**What you need to do:**
Pictures stay out. Extract the lines below from the first one through the line with "3.93, 3.97, 4.0];", both included.

**Dataset content:**
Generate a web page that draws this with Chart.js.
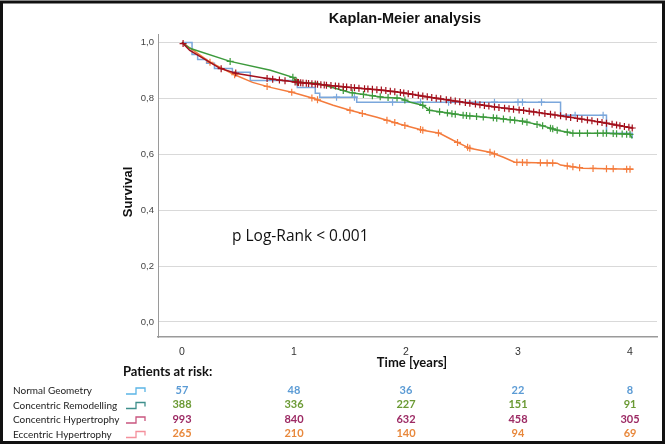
<!DOCTYPE html>
<html>
<head>
<meta charset="utf-8">
<script src="https://cdn.jsdelivr.net/npm/chart.js@4.4.0/dist/chart.umd.min.js"></script>
<style>
  html, body { margin: 0; padding: 0; background: #fff; }
  #wrap { width: 668px; height: 445px; position: relative; }
</style>
</head>
<body>
<div id="wrap"><canvas id="kmChart"></canvas></div>
<script>
// Kaplan-Meier curves (time in years, survival 0..1)
const groups = ["Normal Geometry", "Concentric Remodelling", "Concentric Hypertrophy", "Eccentric Hypertrophy"];

const ngTime = [0, 0.09, 0.14, 0.22, 0.29, 0.45, 0.61, 1.03, 1.19, 1.23, 1.56, 3.38, 3.79, 4.02];
const ngSurv = [1, 0.957, 0.939, 0.925, 0.907, 0.893, 0.864, 0.839, 0.818, 0.804, 0.786, 0.739, 0.675, 0.657];
const ngCensor = [1.38, 1.54, 1.88, 2.13, 2.38, 2.79, 3.0, 3.04, 3.21, 3.51, 3.76];

const crTime = [0, 0.07, 0.43, 0.79, 0.99, 1.03, 1.21, 1.5, 1.79, 1.95, 2.04, 2.15, 2.21, 2.51, 2.81, 3.04, 3.2, 3.35, 3.49, 3.79, 4.0, 4.02];
const crSurv = [1, 0.979, 0.932, 0.9, 0.875, 0.857, 0.854, 0.821, 0.804, 0.8, 0.786, 0.775, 0.757, 0.739, 0.729, 0.718, 0.704, 0.686, 0.675, 0.675, 0.671, 0.657];
const crCensor = [0.43, 0.99, 1.02, 1.04, 1.44, 1.52, 1.62, 1.7, 1.77, 1.84, 1.92, 1.99, 2.15, 2.21, 2.3, 2.37, 2.41, 2.44, 2.51, 2.54, 2.57, 2.63, 2.69, 2.78, 2.81, 2.87, 2.93, 2.97, 3.04, 3.08, 3.17, 3.22, 3.29, 3.31, 3.35, 3.44, 3.49, 3.55, 3.62, 3.71, 3.76, 3.79, 3.85, 3.88, 3.93, 3.97, 4.0];

const chTime = [0, 0.07, 0.34, 0.49, 0.76, 1.03, 1.21, 1.5, 1.79, 1.95, 2.21, 2.51, 2.81, 3.04, 3.35, 3.64, 3.79, 4.03];
const chSurv = [1, 0.971, 0.907, 0.889, 0.871, 0.857, 0.85, 0.839, 0.829, 0.821, 0.804, 0.786, 0.768, 0.757, 0.739, 0.721, 0.711, 0.693];
const chCensor = [0.01, 0.35, 0.48, 0.76, 0.81, 0.87, 0.92, 1.01, 1.03, 1.04, 1.06, 1.08, 1.11, 1.13, 1.16, 1.19, 1.21, 1.24, 1.27, 1.29, 1.33, 1.37, 1.4, 1.44, 1.47, 1.51, 1.54, 1.58, 1.63, 1.66, 1.7, 1.74, 1.78, 1.82, 1.86, 1.9, 1.95, 1.98, 2.02, 2.06, 2.11, 2.15, 2.19, 2.23, 2.27, 2.31, 2.36, 2.4, 2.44, 2.48, 2.53, 2.57, 2.62, 2.66, 2.7, 2.74, 2.79, 2.83, 2.88, 2.92, 2.96, 3.01, 3.05, 3.1, 3.14, 3.19, 3.24, 3.29, 3.33, 3.38, 3.43, 3.47, 3.53, 3.57, 3.62, 3.66, 3.71, 3.75, 3.79, 3.84, 3.88, 3.91, 3.95, 3.99, 4.02];

const ehTime = [0, 0.25, 0.46, 0.63, 0.79, 0.99, 1.17, 1.35, 1.5, 1.74, 1.95, 2.15, 2.3, 2.42, 2.57, 2.75, 2.87, 2.97, 3.35, 3.38, 3.58, 4.03];
const ehSurv = [1, 0.929, 0.886, 0.857, 0.839, 0.821, 0.8, 0.775, 0.757, 0.732, 0.707, 0.686, 0.675, 0.65, 0.621, 0.607, 0.589, 0.571, 0.568, 0.561, 0.55, 0.546];
const ehCensor = [0.25, 0.47, 0.76, 0.98, 1.16, 1.21, 1.5, 1.61, 1.83, 1.9, 1.99, 2.13, 2.15, 2.29, 2.46, 2.55, 2.57, 2.75, 2.79, 2.99, 3.04, 3.08, 3.2, 3.26, 3.31, 3.44, 3.49, 3.55, 3.67, 3.79, 3.85, 3.97, 4.0];

// patients at risk at years 0..4
const xTickValues = [0, 1, 2, 3, 4];
const yTickValues = [0, 0.2, 0.4, 0.6, 0.8, 1.0];
const ngRisk = [57, 48, 36, 22, 8];
const crRisk = [388, 336, 227, 151, 91];
const chRisk = [993, 840, 632, 458, 305];
const ehRisk = [265, 210, 140, 94, 69];

const lineColors = ["#7ba7dc", "#3c9a3c", "#a3101c", "#f47b3c"];
const riskColors = ["#5b9bd5", "#6b9a34", "#9c2a64", "#e8883c"];
const iconColors = ["#5bb5e6", "#3f8f8c", "#c9567f", "#f4909c"];

// survival value at time t (for placing the censor marks on the curve)
function survAt(times, surv, t, stepped) {
  let i = 0;
  while (i < times.length - 1 && times[i + 1] <= t) i++;
  if (stepped || i === times.length - 1) return surv[i];
  const f = (t - times[i]) / (times[i + 1] - times[i]);
  return surv[i] + f * (surv[i + 1] - surv[i]);
}

function curve(times, surv, color, stepped) {
  return {
    data: times.map((t, i) => ({ x: t, y: surv[i] })),
    showLine: true,
    borderColor: color,
    borderWidth: 1.5,
    stepped: stepped,
    tension: 0,
    pointRadius: 0,
    fill: false,
  };
}

function censor(ct, times, surv, color, stepped) {
  return {
    data: ct.map((t) => ({ x: t, y: survAt(times, surv, t, stepped) })),
    showLine: false,
    pointStyle: "cross",
    pointRadius: 3.5,
    borderColor: color,
    borderWidth: 1.2,
  };
}

const series = [
  { times: ngTime, surv: ngSurv, cens: ngCensor, stepped: true },
  { times: crTime, surv: crSurv, cens: crCensor, stepped: false },
  { times: chTime, surv: chSurv, cens: chCensor, stepped: false },
  { times: ehTime, surv: ehSurv, cens: ehCensor, stepped: false },
];
const risks = [ngRisk, crRisk, chRisk, ehRisk];

// first dataset is drawn on top: red, green, orange, blue
const drawOrder = [2, 1, 3, 0];
const datasets = [];
drawOrder.forEach((g) => {
  const s = series[g];
  datasets.push(curve(s.times, s.surv, lineColors[g], s.stepped));
  datasets.push(censor(s.cens, s.times, s.surv, lineColors[g], s.stepped));
});

const decorPlugin = {
  id: "decor",
  beforeDraw(chart) {
    const { ctx } = chart;
    ctx.save();
    ctx.fillStyle = "#fff";
    ctx.fillRect(0, 0, chart.width, chart.height);
    ctx.restore();
  },
  afterDraw(chart) {
    const { ctx } = chart;
    const xs = chart.scales.x;
    ctx.save();

    // frame
    ctx.strokeStyle = "#111";
    ctx.lineWidth = 3;
    ctx.strokeRect(1.5, 2, 662, 440.5);

    ctx.fillStyle = "#111";
    ctx.textAlign = "center";
    ctx.textBaseline = "middle";

    // title
    ctx.font = "bold 14.5px 'Liberation Sans'";
    ctx.fillText("Kaplan-Meier analysis", 405, 19);

    // y title
    ctx.save();
    ctx.translate(128, 192);
    ctx.rotate(-Math.PI / 2);
    ctx.font = "bold 13px 'Liberation Sans'";
    ctx.fillText("Survival", 0, 0);
    ctx.restore();

    // log-rank
    ctx.textAlign = "left";
    ctx.font = "15.5px 'Open Sans'";
    ctx.fillText("p Log-Rank < 0.001", 232, 237);

    // x title
    ctx.textAlign = "center";
    ctx.font = "bold 13px Lato";
    ctx.fillText("Time [years]", 412, 363);

    // patients at risk
    ctx.textAlign = "left";
    ctx.font = "bold 13px Lato";
    ctx.fillText("Patients at risk:", 123, 372);

    const rowY = [391, 405.5, 420, 434.5];
    groups.forEach((name, g) => {
      const y = rowY[g];
      ctx.textAlign = "left";
      ctx.fillStyle = "#222";
      ctx.font = "10px Lato";
      ctx.fillText(name, 13, y);

      // step icon
      ctx.strokeStyle = iconColors[g];
      ctx.lineWidth = 1.3;
      ctx.beginPath();
      ctx.moveTo(126, y + 3);
      ctx.lineTo(136, y + 3);
      ctx.lineTo(136, y - 3);
      ctx.lineTo(145, y - 3);
      ctx.lineTo(145, y + 1);
      ctx.stroke();

      ctx.textAlign = "center";
      ctx.fillStyle = riskColors[g];
      ctx.font = "bold 11px Lato";
      risks[g].forEach((n, i) => {
        ctx.fillText(String(n), xs.getPixelForValue(xTickValues[i]), y - 1);
      });
    });
    ctx.restore();
  },
};

new Chart(document.getElementById("kmChart"), {
  type: "scatter",
  data: { datasets },
  options: {
    responsive: true,
    maintainAspectRatio: false,
    animation: false,
    layout: { padding: { left: 134, right: 11, top: 34, bottom: 78 } },
    plugins: {
      legend: { display: false },
      tooltip: { enabled: false },
    },
    scales: {
      x: {
        type: "linear",
        min: -0.214,
        max: 4.241,
        afterBuildTicks: (scale) => {
          scale.ticks = xTickValues.map((v) => ({ value: v }));
        },
        afterFit: (scale) => {
          scale.height = 30;
        },
        grid: { display: false },
        border: { display: true, color: "#9a9a9a", width: 1.5 },
        ticks: {
          padding: 1,
          color: "#333",
          font: { family: "'Liberation Sans'", size: 10.5 },
          callback: (v) => String(v),
        },
      },
      y: {
        min: -0.054,
        max: 1.03,
        afterBuildTicks: (scale) => {
          scale.ticks = yTickValues.map((v) => ({ value: v }));
        },
        afterFit: (scale) => {
          scale.width = 24;
        },
        grid: { color: "#d9d9d9", lineWidth: 1, drawTicks: false },
        border: { display: true, color: "#9a9a9a", width: 1 },
        ticks: {
          padding: 4,
          color: "#444",
          font: { family: "'Liberation Sans'", size: 9.5 },
          callback: (v) => v.toFixed(1).replace(".", ","),
        },
      },
    },
  },
  plugins: [decorPlugin],
});
</script>
</body>
</html>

**Result of this task:**
Generate a web page that draws this with Chart.js.
<!DOCTYPE html>
<html>
<head>
<meta charset="utf-8">
<script src="https://cdn.jsdelivr.net/npm/chart.js@4.4.0/dist/chart.umd.min.js"></script>
<style>
  html, body { margin: 0; padding: 0; background: #fff; }
  #wrap { width: 668px; height: 445px; position: relative; }
</style>
</head>
<body>
<div id="wrap"><canvas id="kmChart"></canvas></div>
<script>
// Kaplan-Meier curves (time in years, survival 0..1)
const groups = ["Normal Geometry", "Concentric Remodelling", "Concentric Hypertrophy", "Eccentric Hypertrophy"];

const ngTime = [0, 0.09, 0.14, 0.22, 0.29, 0.45, 0.61, 1.03, 1.19, 1.23, 1.56, 3.38, 3.79, 4.02];
const ngSurv = [1, 0.957, 0.939, 0.925, 0.907, 0.893, 0.864, 0.839, 0.818, 0.804, 0.786, 0.739, 0.675, 0.657];
const ngCensor = [1.38, 1.54, 1.88, 2.13, 2.38, 2.79, 3.0, 3.04, 3.21, 3.51, 3.76];

const crTime = [0, 0.07, 0.43, 0.79, 0.99, 1.03, 1.21, 1.5, 1.79, 1.95, 2.04, 2.15, 2.21, 2.51, 2.81, 3.04, 3.2, 3.35, 3.49, 3.79, 4.0, 4.02];
const crSurv = [1, 0.979, 0.932, 0.9, 0.875, 0.857, 0.854, 0.821, 0.804, 0.8, 0.786, 0.775, 0.757, 0.739, 0.729, 0.718, 0.704, 0.686, 0.675, 0.675, 0.671, 0.657];
const crCensor = [0.43, 0.99, 1.02, 1.04, 1.44, 1.52, 1.62, 1.7, 1.77, 1.84, 1.92, 1.99, 2.15, 2.21, 2.3, 2.37, 2.41, 2.44, 2.51, 2.54, 2.57, 2.63, 2.69, 2.78, 2.81, 2.87, 2.93, 2.97, 3.04, 3.08, 3.17, 3.22, 3.29, 3.31, 3.35, 3.44, 3.49, 3.55, 3.62, 3.71, 3.76, 3.79, 3.85, 3.88, 3.93, 3.97, 4.0];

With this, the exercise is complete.